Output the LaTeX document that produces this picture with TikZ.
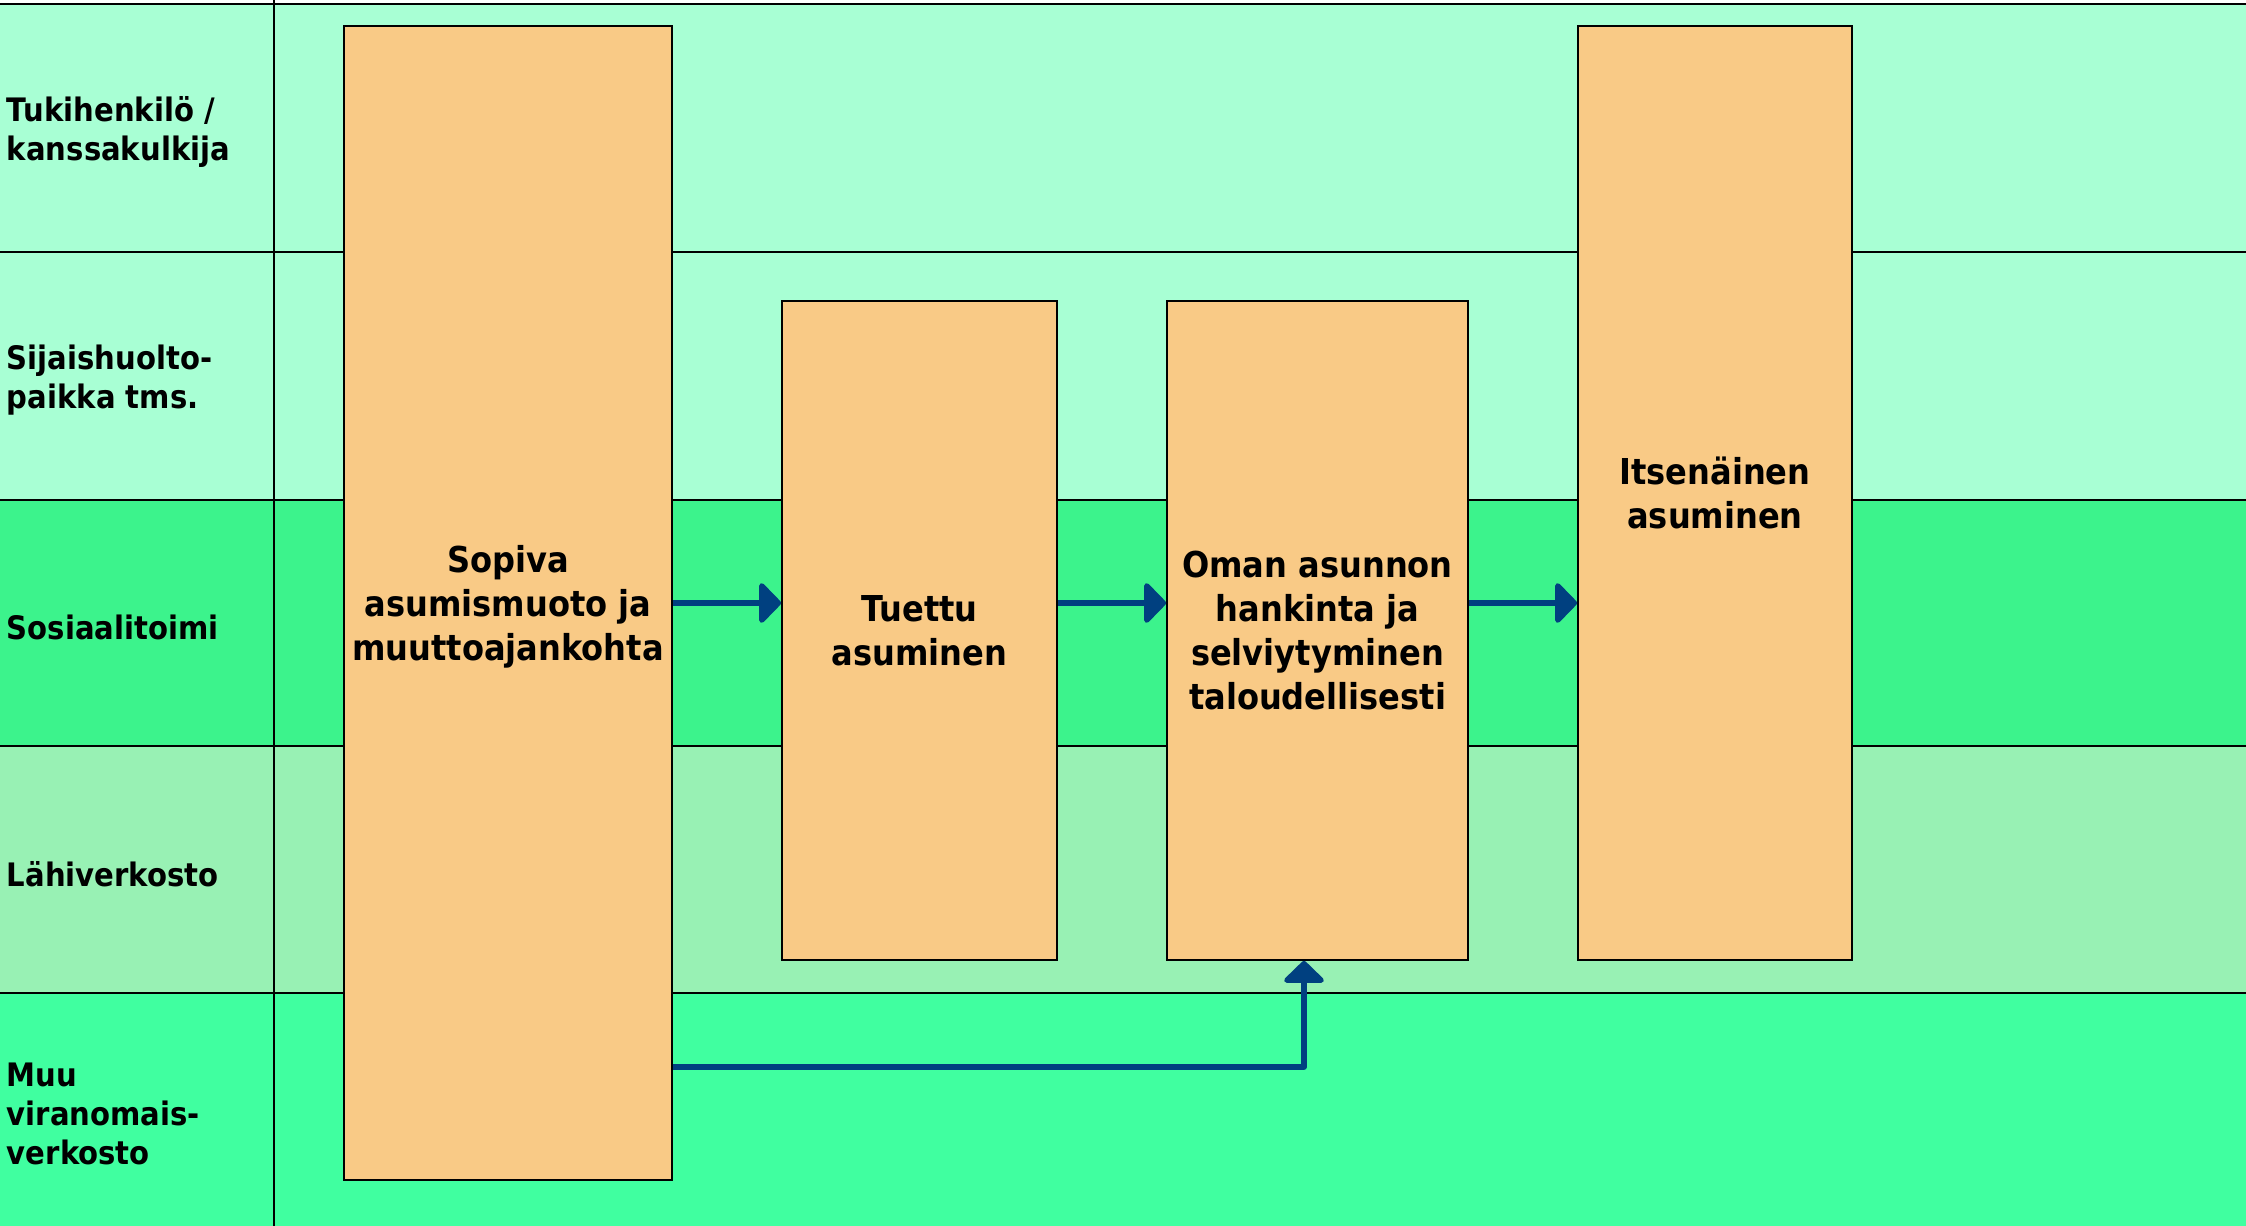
\documentclass[tikz,border=0pt]{standalone}
\usepackage{fontspec}
\setmainfont{DejaVu Sans}[FakeStretch=0.9]
\usetikzlibrary{arrows.meta,calc,positioning,fit}

\definecolor{laneA}{HTML}{A8FFD4}
\definecolor{laneC}{HTML}{3CF38C}
\definecolor{laneD}{HTML}{98F1B4}
\definecolor{laneE}{HTML}{40FFA0}
\definecolor{stepfill}{HTML}{F9CA86}
\definecolor{arrowblue}{HTML}{004080}

\begin{document}
\begin{tikzpicture}[x=0.02cm, y=-0.02cm,
		arrow/.style = {line width=2.9pt, draw=arrowblue, line join=round, -{Triangle[length=0.46cm,width=0.92cm,round]}}]
		\tikzset{lane/.style={inner sep=0pt, draw=none},
			laneline/.style={line width=1.1pt, black},
			lanelabel/.style={anchor=west, inner sep=0pt, align=left, yshift=-2.5pt, font=\bfseries\fontsize{18.4}{22.3}\selectfont},
			stepbox/.style={draw=black, line width=1pt, inner sep=0pt, fill=stepfill},
			steptext/.style={inner sep=0pt, align=center, font=\bfseries\fontsize{20.3}{25}\selectfont}}

		\useasboundingbox (0,0) rectangle (2246,1226);

		% Lanes
		\node[fit={(0,4) (2246,252)}, lane, fill=laneA] (lane1) {};
		\node[fit={(0,252) (2246,500)}, lane, fill=laneA] (lane2) {};
		\node[fit={(0,500) (2246,746)}, lane, fill=laneC] (lane3) {};
		\node[fit={(0,746) (2246,993)}, lane, fill=laneD] (lane4) {};
		\node[fit={(0,993) (2246,1226)}, lane, fill=laneE] (lane5) {};

		\foreach \l in {lane1,lane2,lane3,lane4,lane5}
			\draw[laneline] (\l.north west) -- (\l.north east);
		\draw[laneline] (274,0) -- (274,1226);

		% Lane labels
		\node[lanelabel] (tuki) at ($(lane1.west)+(7,0)$) {Tukihenkilö /\\kanssakulkija};
		\node[lanelabel] (sijais) at ($(lane2.west)+(7,0)$) {Sijaishuolto-\\paikka tms.};
		\node[lanelabel] (sos) at ($(lane3.west)+(7,0)$) {Sosiaalitoimi};
		\node[lanelabel] (lahi) at ($(lane4.west)+(7,0)$) {Lähiverkosto};
		\node[lanelabel] (muu) at ($(lane5.west)+(7,0)$) {Muu\\viranomais-\\verkosto};

		% Steps
		\node[stepbox, fit={(344,26) (672,1180)}] (sopiva) {};
		\node[steptext, yshift=-2pt] (sopivatext) at (sopiva.center) {Sopiva\\asumismuoto ja\\muuttoajankohta};

		\node[stepbox, fit={(782,301) (1057,960)}] (tuettu) {};
		\node[steptext] (tuettutext) at (tuettu.center) {Tuettu\\asuminen};

		\node[stepbox, fit={(1167,301) (1468,960)}] (oman) {};
		\node[steptext] (omantext) at (oman.center) {Oman asunnon\\hankinta ja\\selviytyminen\\taloudellisesti};

		\node[stepbox, fit={(1578,26) (1852,960)}] (itse) {};
		\node[steptext] (itsetext) at (itse.center) {Itsenäinen\\asuminen};

		% Arrows
		\coordinate (turn) at (1304,1067);

		\draw [arrow] (sopiva.east) -- (sopiva.east -| tuettu.west);
		\draw [arrow] (tuettu.east |- sopiva.east) -- (oman.west |- sopiva.east);
		\draw [arrow] (oman.east |- sopiva.east) -- (itse.west |- sopiva.east);
		\draw [arrow] (sopiva.east |- turn) -- (turn) -- (turn |- oman.south);

	\end{tikzpicture}
\end{document}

> **PROBLEM DETAILS**
Exactly reproduce the run of lines from the start of the listing through the line with "(muu) at ($(lane5.west)+(7,0)$)", inclusive; pictures are not copied.

> **ANSWER TO THE TASK**
Output the LaTeX document that produces this picture with TikZ.
\documentclass[tikz,border=0pt]{standalone}
\usepackage{fontspec}
\setmainfont{DejaVu Sans}[FakeStretch=0.9]
\usetikzlibrary{arrows.meta,calc,positioning,fit}

\definecolor{laneA}{HTML}{A8FFD4}
\definecolor{laneC}{HTML}{3CF38C}
\definecolor{laneD}{HTML}{98F1B4}
\definecolor{laneE}{HTML}{40FFA0}
\definecolor{stepfill}{HTML}{F9CA86}
\definecolor{arrowblue}{HTML}{004080}

\begin{document}
\begin{tikzpicture}[x=0.02cm, y=-0.02cm,
		arrow/.style = {line width=2.9pt, draw=arrowblue, line join=round, -{Triangle[length=0.46cm,width=0.92cm,round]}}]
		\tikzset{lane/.style={inner sep=0pt, draw=none},
			laneline/.style={line width=1.1pt, black},
			lanelabel/.style={anchor=west, inner sep=0pt, align=left, yshift=-2.5pt, font=\bfseries\fontsize{18.4}{22.3}\selectfont},
			stepbox/.style={draw=black, line width=1pt, inner sep=0pt, fill=stepfill},
			steptext/.style={inner sep=0pt, align=center, font=\bfseries\fontsize{20.3}{25}\selectfont}}

		\useasboundingbox (0,0) rectangle (2246,1226);

		% Lanes
		\node[fit={(0,4) (2246,252)}, lane, fill=laneA] (lane1) {};
		\node[fit={(0,252) (2246,500)}, lane, fill=laneA] (lane2) {};
		\node[fit={(0,500) (2246,746)}, lane, fill=laneC] (lane3) {};
		\node[fit={(0,746) (2246,993)}, lane, fill=laneD] (lane4) {};
		\node[fit={(0,993) (2246,1226)}, lane, fill=laneE] (lane5) {};

		\foreach \l in {lane1,lane2,lane3,lane4,lane5}
			\draw[laneline] (\l.north west) -- (\l.north east);
		\draw[laneline] (274,0) -- (274,1226);

		% Lane labels
		\node[lanelabel] (tuki) at ($(lane1.west)+(7,0)$) {Tukihenkilö /\\kanssakulkija};
		\node[lanelabel] (sijais) at ($(lane2.west)+(7,0)$) {Sijaishuolto-\\paikka tms.};
		\node[lanelabel] (sos) at ($(lane3.west)+(7,0)$) {Sosiaalitoimi};
		\node[lanelabel] (lahi) at ($(lane4.west)+(7,0)$) {Lähiverkosto};
		\node[lanelabel] (muu) at ($(lane5.west)+(7,0)$) {Muu\\viranomais-\\verkosto};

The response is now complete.